Bianka Bleier: Ich selbst zelebriere das Papiertagebuch. Experimentiere, werde kreativ. Meine Tagebücher sind kunterbunt. Ich klebe oft Erinnerungsstücke ein: Fotos, Eintrittskarten, die Haftnotiz meines Sohnes am Schrank oder den handschriftlichen Kaufvertrag unseres Pferdes. Es gibt aber auch noch andere Möglichkeiten: Zum Beispiel kann man ein Familientagebuch führen, man kann projektweise schreiben oder sein Tagebuch am PC führen, E-Mails und digitale Fotos direkt einfügen. Meine Bücher, wie unter anderem „Mein Jahr 2012“, „Die 100 wichtigsten Fragen zum Leben“ oder „Unser Familienbuch“ können dabei eine Hilfe sein.
ERF Online: Was raten Sie den Menschen, die gerne Tagebuch schreiben würde, aber der Meinung sind: Ich kann nicht schreiben?
Bianka Bleier: Jeder hat etwas zu schreiben! Jeder ist originell, wenn er die Wahrheit spricht und die eigene Meinung sagt. Deshalb würde ich denjenigen sagen: Hört auf die leise Stimme in eurem Innern und versucht nicht, es eurem Deutschlehrer von vor zwanzig Jahren Recht zu machen! Es muss kein Meisterwerk produziert werden. Ihr müsst niemandem – nicht einmal Gott – imponieren! Nur Ehrlichkeit ist eine Voraussetzung, die für ein Tagebuch wirklich wichtig ist.

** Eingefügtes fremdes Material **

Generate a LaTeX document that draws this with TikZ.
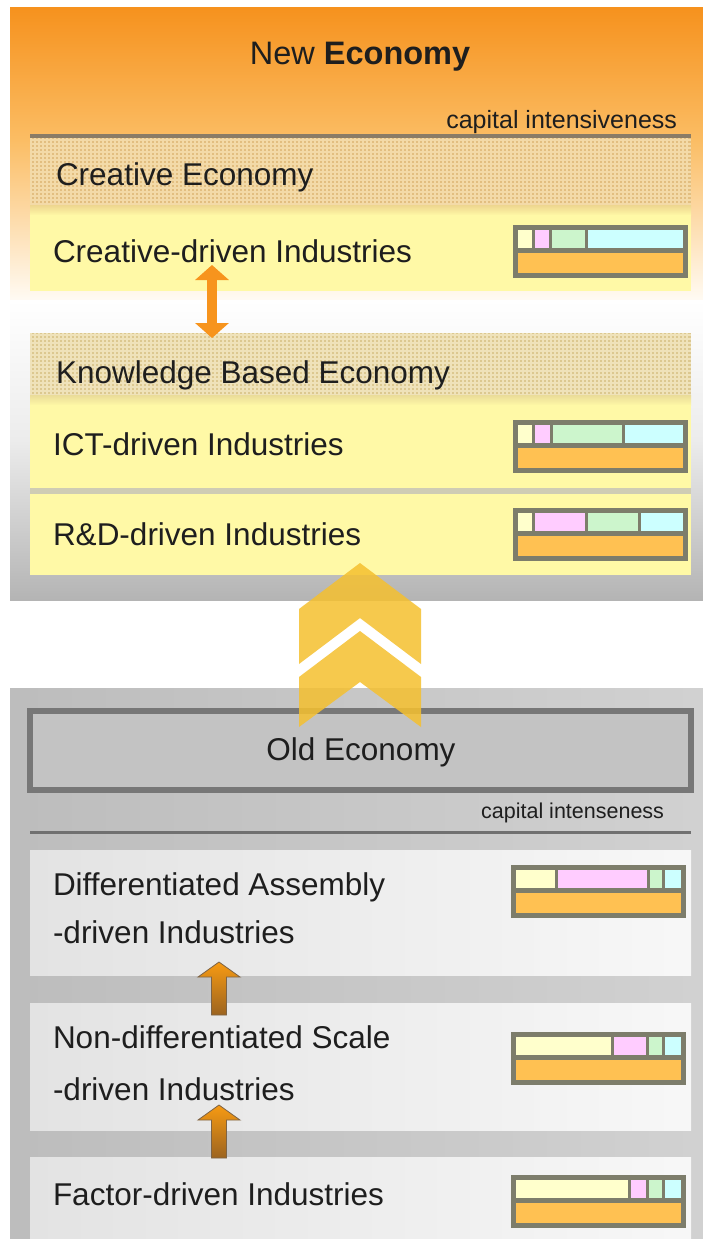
\documentclass[tikz,border=0pt]{standalone}
\usepackage{fontspec}
\setmainfont{Liberation Sans}
\usetikzlibrary{arrows.meta}
\definecolor{orTop}{HTML}{F6921E}
\definecolor{orMid}{HTML}{FBBD64}
\definecolor{paleTop}{HTML}{FFFBF4}
\definecolor{grayMid}{HTML}{ECECEC}
\definecolor{grayBot}{HTML}{B4B4B4}
\definecolor{bandYellow}{HTML}{FFF9A6}
\definecolor{chkBaseA}{HTML}{E2BE80}
\definecolor{chkLineA}{HTML}{F3DAA8}
\definecolor{chkBaseB}{HTML}{DCC890}
\definecolor{chkLineB}{HTML}{EFE2BA}
\definecolor{sepGray}{HTML}{CFCCB4}
\definecolor{lineBrown}{HTML}{8A7C66}
\definecolor{lineGray}{HTML}{707070}
\definecolor{frameGray}{HTML}{7D7D6B}
\definecolor{segY}{HTML}{FFFFCC}
\definecolor{segP}{HTML}{FFCCFF}
\definecolor{segG}{HTML}{CCF5CC}
\definecolor{segC}{HTML}{CCFFFF}
\definecolor{segO}{HTML}{FFC152}
\definecolor{arrOrange}{HTML}{F7941D}
\definecolor{arrTop}{HTML}{F79A12}
\definecolor{arrBot}{HTML}{9C6420}
\definecolor{arrEdge}{HTML}{7E6446}
\definecolor{chevYellow}{HTML}{F5C02F}
\definecolor{oldFill}{HTML}{C3C3C3}
\definecolor{oldEdge}{HTML}{777777}
\definecolor{txtDark}{HTML}{1E1E1E}
\tikzset{
  txt/.style={inner sep=0pt, outer sep=0pt, anchor=base west, text=txtDark,
    font=\fontsize{31.5}{36}\selectfont},
  captxt/.style={inner sep=0pt, outer sep=0pt, anchor=base east, text=txtDark},
  bandbox/.style={anchor=north west, inner sep=0pt, outer sep=0pt, draw=none,
    minimum width=661pt},
  barbox/.style={anchor=north west, inner sep=0pt, outer sep=0pt, draw=none,
    fill=frameGray, minimum width=175pt, minimum height=53pt},
  chkA/.style={chkLineA, line width=1.2pt},
  chkB/.style={chkLineB, line width=1.2pt},
  smallarrow/.style={top color=arrTop, bottom color=arrBot, draw=arrEdge, line width=0.8pt},
  chevron/.style={fill=chevYellow, fill opacity=0.85}
}
\newcommand\segbar[6]{%
  \node[barbox] (#1) at (#2,#3) {};
  \fill[segY] (#2+5,#3+5) rectangle (#4,#3+23);
  \fill[segP] (#4+3,#3+5) rectangle (#5,#3+23);
  \fill[segG] (#5+3,#3+5) rectangle (#6,#3+23);
  \fill[segC] (#6+3,#3+5) rectangle (#2+170,#3+23);
  \fill[segO] (#2+5,#3+28) rectangle (#2+170,#3+48);
}
\begin{document}
\begin{tikzpicture}[x=1pt,y=-1pt]
\useasboundingbox (0,0) rectangle (703,1239);
\fill[white] (0,0) rectangle (703,1239);

% ---------- top panel background ----------
\shade[top color=orTop, bottom color=orMid] (10,8) rectangle (703,140.5);
\shade[top color=orMid, bottom color=paleTop] (10,140) rectangle (703,300.5);
\shade[top color=white, bottom color=grayMid] (10,300) rectangle (703,440.5);
\shade[top color=grayMid, bottom color=grayBot] (10,440) rectangle (703,600);

\node[font=\fontsize{32.5}{38}\selectfont, text=txtDark, inner sep=0pt, anchor=base]
  (newEco) at (360,65) {New \textbf{Economy}};
\node[captxt, font=\fontsize{25}{30}\selectfont] (capNew) at (677,128) {capital intensiveness};
\draw[lineBrown, line width=4pt] (30,136) -- (691,136);

% Creative Economy (checkered)
\node[bandbox, fill=chkBaseA, minimum height=77pt] (creativeEco) at (30,138) {};
\foreach \x in {31,35,...,690} \draw[chkA] (\x,138) -- (\x,215);
\foreach \y in {140,144,...,212} \draw[chkA] (30,\y) -- (691,\y);
\shade[top color=chkBaseA!60!bandYellow, bottom color=bandYellow] (30,205) rectangle (691,215.5);
\node[txt] (creativeEcoT) at (56,185) {Creative Economy};

% Creative-driven Industries
\node[bandbox, fill=bandYellow, minimum height=76pt] (creativeInd) at (30,215) {};
\node[txt] (creativeIndT) at (53,262) {Creative-driven Industries};
\segbar{barCreative}{513}{225}{532}{549}{585}

% Knowledge Based Economy (checkered)
\node[bandbox, fill=chkBaseB, minimum height=72pt] (knowEco) at (30,333) {};
\foreach \x in {31,35,...,690} \draw[chkB] (\x,333) -- (\x,405);
\foreach \y in {335,339,...,399} \draw[chkB] (30,\y) -- (691,\y);
\shade[top color=chkBaseB!60!bandYellow, bottom color=bandYellow] (30,395) rectangle (691,405.5);
\node[txt] (knowEcoT) at (56,383) {Knowledge Based Economy};

% ICT-driven Industries
\node[bandbox, fill=bandYellow, minimum height=84pt] (ictInd) at (30,405) {};
\node[txt] (ictIndT) at (53,455) {ICT-driven Industries};
\segbar{barICT}{513}{420}{532}{550}{622}
\fill[sepGray] (30,488) rectangle (691,494);

% R&D-driven Industries
\node[bandbox, fill=bandYellow, minimum height=81pt] (rdInd) at (30,494) {};
\node[txt] (rdIndT) at (53,545) {R\&D-driven Industries};
\segbar{barRD}{513}{508}{532}{585}{638}

% double arrow between creative and knowledge
\coordinate (dblTop) at (212,265);
\coordinate (dblBot) at (212,338);
\draw[arrOrange, line width=10pt,
  {Triangle[width=33pt,length=15pt]}-{Triangle[width=33pt,length=15pt]}] (dblTop) -- (dblBot);

% ---------- old panel background ----------
\shade[left color=black!26, middle color=black!2, right color=black!18] (10,688) rectangle (703,1239);

\node[anchor=north west, inner sep=0pt, outer sep=0pt, fill=oldFill, draw=oldEdge,
  line width=6pt, minimum width=661pt, minimum height=79pt] (oldEco) at (30,711) {};
\node[font=\fontsize{31.5}{36}\selectfont, text=txtDark, inner sep=0pt, anchor=base]
  (oldEcoT) at (361,760) {Old Economy};
\node[captxt, font=\fontsize{21.5}{26}\selectfont] (capOld) at (664,818) {capital intenseness};
\draw[lineGray, line width=3pt] (30,832) -- (691,832);

% Differentiated Assembly
\node[bandbox, left color=black!11, right color=black!3, minimum height=125pt] (diffInd) at (30,850) {};
\node[txt] (diffIndT1) at (53,895) {Differentiated Assembly};
\node[txt] (diffIndT2) at (53,943) {-driven Industries};
\segbar{barDiff}{511}{865}{555}{647}{662}

% Non-differentiated Scale
\node[bandbox, left color=black!11, right color=black!3, minimum height=127pt] (nondiffInd) at (30,1003) {};
\node[txt] (nondiffIndT1) at (53,1048) {Non-differentiated Scale};
\node[txt] (nondiffIndT2) at (53,1100) {-driven Industries};
\segbar{barNondiff}{511}{1032}{611}{646}{662}

% Factor-driven
\node[bandbox, left color=black!11, right color=black!3, minimum height=82pt] (factorInd) at (30,1157) {};
\node[txt] (factorIndT) at (53,1205) {Factor-driven Industries};
\segbar{barFactor}{511}{1175}{628}{646}{662}

% small arrows
\coordinate (upA) at (219,962);
\coordinate (upB) at (219,1105);
\shade[smallarrow, shift={(upA)}] (0,0) -- (21,15) -- (7.5,15) -- (7.5,53) -- (-7.5,53) -- (-7.5,15) -- (-21,15) -- cycle;
\shade[smallarrow, shift={(upB)}] (0,0) -- (21,15) -- (7.5,15) -- (7.5,53) -- (-7.5,53) -- (-7.5,15) -- (-21,15) -- cycle;

% big chevron arrow
\coordinate (chevTip) at (360,563);
\fill[chevron] (360,563) -- (421,609) -- (421,664) -- (360,618) -- (299,664) -- (299,609) -- cycle;
\fill[chevron] (360,631) -- (421,677) -- (421,727) -- (360,682) -- (299,727) -- (299,677) -- cycle;
\end{tikzpicture}
\end{document}
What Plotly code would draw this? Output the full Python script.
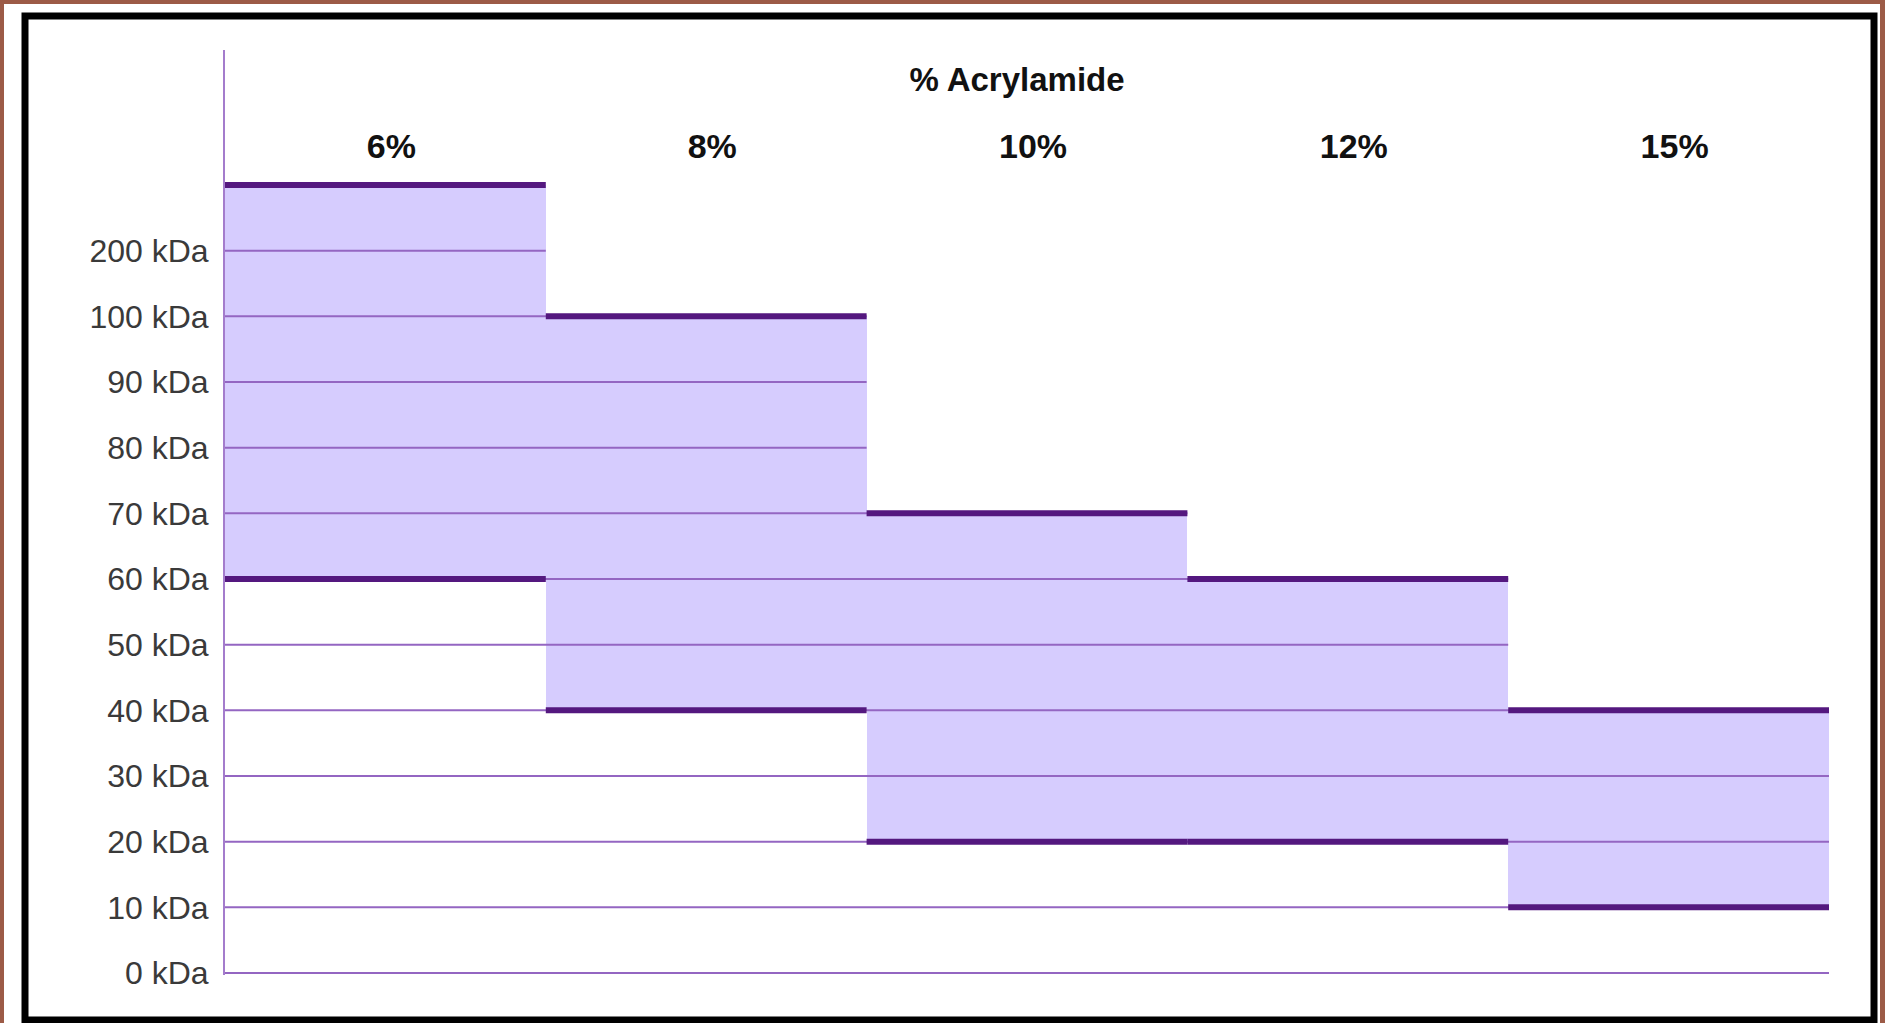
import plotly.graph_objects as go

# ---- data ----
categories = ["6%", "8%", "10%", "12%", "15%"]
level_labels = ["0 kDa", "10 kDa", "20 kDa", "30 kDa", "40 kDa", "50 kDa", "60 kDa",
                "70 kDa", "80 kDa", "90 kDa", "100 kDa", "200 kDa", ""]
range_low = [6, 4, 2, 2, 1]      # index into level_labels
range_high = [12, 10, 7, 6, 4]   # index into level_labels (12 = above 200 kDa)
title_text = "% Acrylamide"

# ---- styles ----
FILL = "#d6ccfe"
THICK = "#54187f"
GRID = "#9466c2"
AXIS = "#a47ccc"
BROWN = "#9c5b47"
W, H = 1885, 1023
L, R, T, B = 225, 1829, 50, 975

def px_x(p):
    return (p - L) / (R - L)

def px_y(p):
    return (B - p) / (B - T)

n = len(categories)
xs = list(range(n))
fig = go.Figure()

# filled ranges
fig.add_trace(go.Bar(
    x=xs, base=range_low,
    y=[h - l for h, l in zip(range_high, range_low)],
    width=1.0, marker=dict(color=FILL, line=dict(width=0)),
    hoverinfo="skip", showlegend=False))

# gridlines, extending to the last column that reaches each level
for lev in range(len(level_labels) - 1):
    last = max(j for j in range(n) if range_high[j] >= lev)
    fig.add_trace(go.Scatter(
        x=[-0.5, last + 0.5], y=[lev, lev], mode="lines",
        line=dict(color=GRID, width=2), hoverinfo="skip", showlegend=False))

# thick bounds
for j in range(n):
    for lev in (range_low[j], range_high[j]):
        fig.add_trace(go.Scatter(
            x=[j - 0.5, j + 0.5], y=[lev, lev], mode="lines",
            line=dict(color=THICK, width=6), hoverinfo="skip", showlegend=False))

unit = (973 - 185) / 12.0
y0 = -(B - 973) / unit
y1 = (973 - T) / unit

fig.update_layout(
    width=W, height=H,
    margin=dict(l=L, r=W - R, t=T, b=H - B),
    paper_bgcolor=BROWN,
    plot_bgcolor="rgba(0,0,0,0)",
    bargap=0,
    title=dict(text="<b>" + title_text + "</b>", x=1017 / W, xanchor="center",
               y=1 - 79 / H, yanchor="middle",
               font=dict(family="Liberation Sans", size=33, color="#111111")),
    xaxis=dict(range=[-0.5, 4.5], side="top", anchor="free", position=px_y(165),
               tickvals=xs, ticktext=["<b>" + c + "</b>" for c in categories],
               tickfont=dict(family="Liberation Sans", size=34, color="#111111"),
               ticklabelshift=6,
               showgrid=False, zeroline=False, showline=False, ticks=""),
    yaxis=dict(range=[y0, y1], tickvals=list(range(len(level_labels) - 1)),
               ticktext=level_labels[:-1],
               tickfont=dict(family="Liberation Sans", size=32, color="#3a3a3a"),
               showgrid=False, zeroline=False, showline=True, linecolor=AXIS,
               linewidth=2, ticks="", ticklabelstandoff=8),
    shapes=[
        dict(type="rect", xref="paper", yref="paper", layer="below",
             x0=px_x(4), x1=px_x(1880), y0=px_y(H + 10), y1=px_y(4),
             fillcolor="white", line=dict(width=0)),
        dict(type="rect", xref="paper", yref="paper", layer="below",
             x0=px_x(25), x1=px_x(1874), y0=px_y(1020), y1=px_y(16),
             fillcolor="white", line=dict(color="black", width=7)),
    ],
)

fig.write_html(
    "out.html",
    config={"displayModeBar": False},
    post_script="document.body.style.margin='0';document.body.style.overflow='hidden';"
                "document.body.style.background='" + BROWN + "';",
)
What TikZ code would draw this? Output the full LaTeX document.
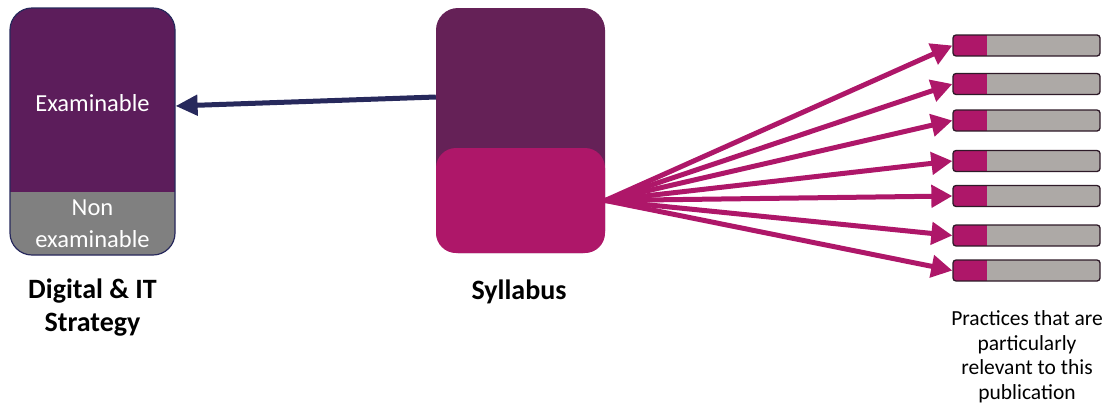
\documentclass[tikz,border=0pt]{standalone}
\usepackage{fontspec}
\setmainfont{Carlito}
\usetikzlibrary{arrows.meta}
\definecolor{digpurple}{HTML}{5C1D5B}
\definecolor{nongray}{HTML}{808080}
\definecolor{sylpurple}{HTML}{652157}
\definecolor{sylpink}{HTML}{AE1769}
\definecolor{bargray}{HTML}{ADA9A6}
\definecolor{bardark}{HTML}{2E1A28}
\definecolor{navy}{HTML}{27295C}
\tikzset{
  boxtext/.style={text=white, font=\fontsize{24.5}{30}\selectfont},
  bigbold/.style={font=\bfseries\fontsize{28}{33}\selectfont, align=center},
  bar/.style={draw=bardark, line width=1.3pt, fill=bargray, rounded corners=3pt,
    minimum width=147pt, minimum height=21pt, inner sep=0pt,
    path picture={\fill[sylpink, sharp corners] (path picture bounding box.south west) rectangle ([xshift=34pt]path picture bounding box.north west);}},
  pinkarrow/.style={draw=sylpink, line width=5pt, -{Triangle[length=21pt,width=22pt]}},
  navyarrow/.style={draw=navy, line width=5pt, -{Triangle[length=22pt,width=20pt]}},
}
\begin{document}
\begin{tikzpicture}[x=1pt,y=-1pt]
\useasboundingbox (0,0) rectangle (1107,405);
% Digital & IT box
\node[draw=navy, line width=1.2pt, fill=digpurple, rounded corners=22pt,
  minimum width=165pt, minimum height=247pt, inner sep=0pt,
  path picture={\fill[nongray, sharp corners] (path picture bounding box.south west) rectangle ([yshift=63pt]path picture bounding box.south east);}]
  (dig) at (92.5,131.5) {};
\node[boxtext] (exam) at (92.5,103) {Examinable};
\node[boxtext] (non) at (92.5,208) {Non};
\node[boxtext] (nonex) at (92.5,239) {examinable};
\node[bigbold] (diglbl) at (92.5,308) {Digital \& IT\\Strategy};
% Syllabus box
\node[fill=sylpurple, rounded corners=22pt, minimum width=169pt, minimum height=245pt, inner sep=0pt]
  (syl) at (520.5,130.5) {};
\node[fill=sylpink, rounded corners=20pt, minimum width=169pt, minimum height=105pt, inner sep=0pt]
  (sylp) at (520.5,200.5) {};
\node[bigbold] (syllbl) at (519,292) {Syllabus};
% arrow to Digital box
\draw[navyarrow] ([yshift=33.5pt]syl.west) -- ([yshift=25.5pt]dig.east);
% bars
\foreach \i/\y in {1/45.5,2/84,3/120.5,4/161,5/196,6/235.5,7/270.5}{
  \node[bar] (b\i) at (1026.5,\y) {};
  \draw[pinkarrow] (sylp.east) -- (b\i.west);
}
\node[align=center, font=\fontsize{21.5}{24.5}\selectfont] (prac) at (1027,357)
  {Practices that are\\particularly\\relevant to this\\publication};
\end{tikzpicture}
\end{document}
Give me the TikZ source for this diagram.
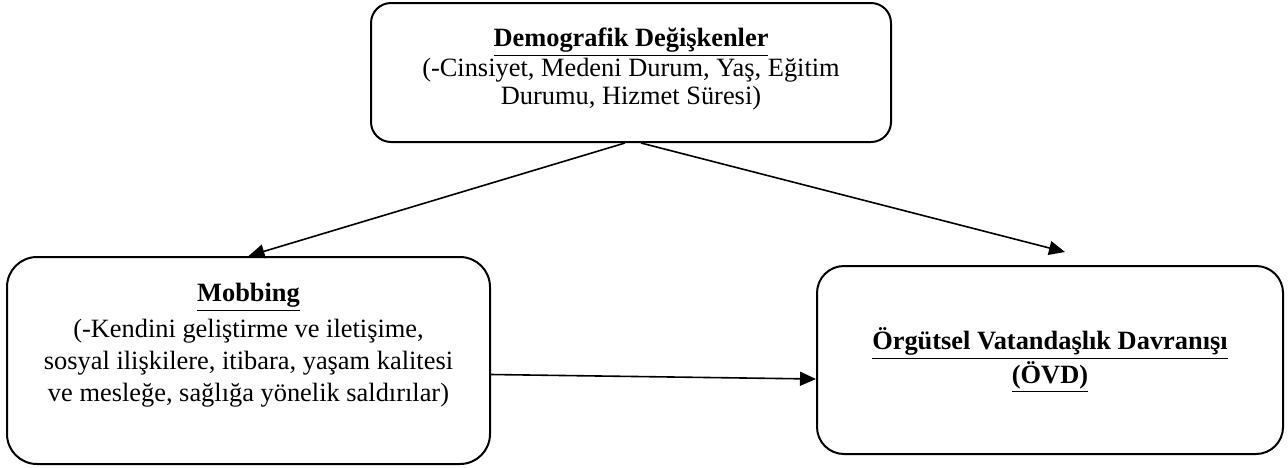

Es gibt außerdem keine richtige oder falsche Art, ein Tagebuch zu führen. Viele meiner Tagebucheinträge sind einfach nur eine Reaktion, ein Suchen, ein Gefühl, ein Fragen, ein Stammeln, eine Erinnerung oder ein Gebet. Viele meiner Einträge wären nie geeignet veröffentlicht zu werden und sind mir peinlich beim Lesen.
Aber manchmal schenkt Gott einen neuen Einblick, der wirklich weiterhilft. Hätte ich nicht die Gewohnheit, regelmäßig zu schreiben und unzensiert zu sammeln, würde ich die kleinen Erleuchtungen verpassen. Und die finden sich bei jedem von uns!
ERF Online: Vielen Dank für das Gespräch!